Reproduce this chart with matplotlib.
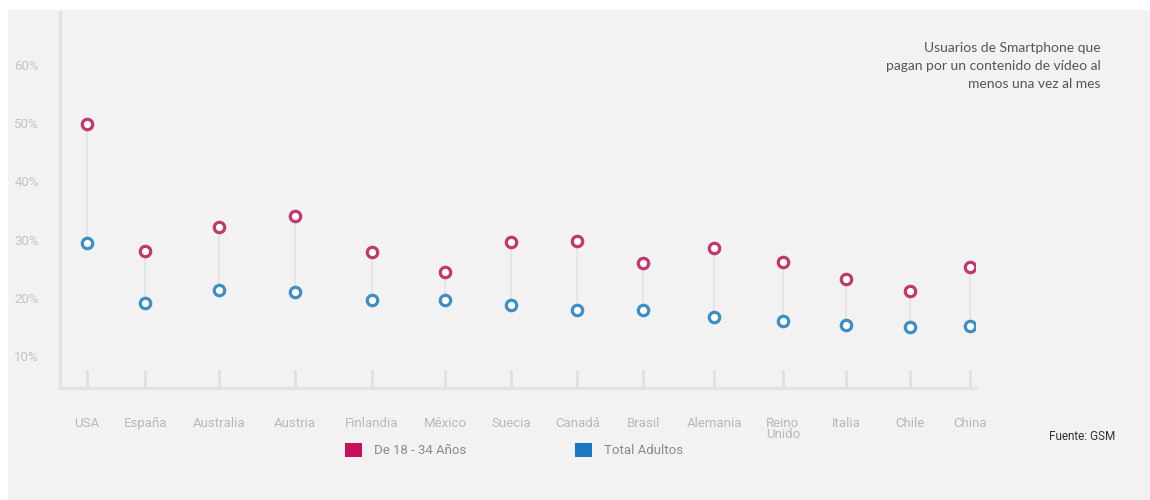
import matplotlib
matplotlib.use("Agg")
import matplotlib.pyplot as plt
from matplotlib.patches import Patch, Rectangle
import numpy as np

# data
countries = ["USA", "España", "Australia", "Austria", "Finlandia", "México", "Suecia",
             "Canadá", "Brasil", "Alemania", "Reino\nUnido", "Italia", "Chile", "China"]
young = [49.8, 28.0, 32.2, 34.1, 27.9, 24.5, 29.6, 29.8, 26.0, 28.6, 26.2, 23.3, 21.2, 25.3]
adults = [29.4, 19.1, 21.3, 21.0, 19.6, 19.6, 18.7, 17.9, 17.9, 16.7, 16.0, 15.3, 15.0, 15.2]
yticks = [10, 20, 30, 40, 50, 60]

pink = "#c2376c"
blue = "#3d8ec4"
bg = "#f2f2f2"

# categories spaced by the width of their labels, like the original
widths = np.array([max(len(s) for s in c.split("\n")) for c in countries], dtype=float)
gaps = (widths[:-1] + widths[1:]) / 2 * 5 + 33.5
x = np.concatenate([[0], np.cumsum(gaps)])
x = x / x[-1] * 13

fig = plt.figure(figsize=(11.5, 5), dpi=100, facecolor="white")
fig.patches.append(Rectangle((0.007, 0.0), 0.993, 0.98, transform=fig.transFigure,
                             facecolor=bg, edgecolor="none", zorder=-10))
ax = fig.add_axes([0.052, 0.224, 0.796, 0.752])
ax.set_facecolor(bg)

ax.vlines(x, adults, young, color="#e2e2e2", linewidth=1.1, zorder=1)
ax.plot(x, young, "o", ms=7.5, mfc="white", mec=pink, mew=2.3, zorder=3)
ax.plot(x, adults, "o", ms=7.5, mfc="white", mec=blue, mew=2.3, zorder=3)

ax.set_xlim(-0.40, 13.07)
ax.set_ylim(4.5, 69.1)
ax.set_yticks(yticks)
ax.set_yticklabels([f"{v}%" for v in yticks], family="Roboto", fontsize=9.5, color="#c4c4c4")
ax.set_xticks(x)
ax.set_xticklabels(countries, family="Roboto", fontsize=9.5, color="#b8b8b8", linespacing=0.8)
ax.tick_params(axis="y", length=0, pad=15)
ax.tick_params(axis="x", direction="in", length=13, width=1.8, color="#dedede", pad=21)

for s in ["top", "right"]:
    ax.spines[s].set_visible(False)
for s in ["left", "bottom"]:
    ax.spines[s].set_color("#e2e2e2")
    ax.spines[s].set_linewidth(2.2)

fig.text(0.957, 0.868, "Usuarios de Smartphone que\npagan por un contenido de vídeo al\nmenos una vez al mes",
         ha="right", va="center", family="Lato", fontsize=10, color="#555555", linespacing=1.6)
fig.text(0.912, 0.126, "Fuente: GSM", ha="left", va="center", family="Roboto",
         fontsize=8.5, color="#333333")

handles = [Patch(facecolor="#c8105a", edgecolor="none", label="De 18 - 34 Años"),
           Patch(facecolor="#1a78c2", edgecolor="none", label="Total Adultos")]
leg = fig.legend(handles=handles, loc="center", bbox_to_anchor=(0.447, 0.1), ncol=2,
                 frameon=False, handlelength=1.3, handleheight=1.3, columnspacing=8.2,
                 handletextpad=0.9, prop={"family": "Roboto", "size": 9.5})
for t in leg.get_texts():
    t.set_color("#8a8a8a")

fig.savefig("out.png", dpi=100, facecolor=fig.get_facecolor())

* * * *

Set down again, exactly, the lines of the material above from its first line to the one with "import numpy as np", inclusive. Leave the pictures out.

Reproduce this chart with matplotlib.
import matplotlib
matplotlib.use("Agg")
import matplotlib.pyplot as plt
from matplotlib.patches import Patch, Rectangle
import numpy as np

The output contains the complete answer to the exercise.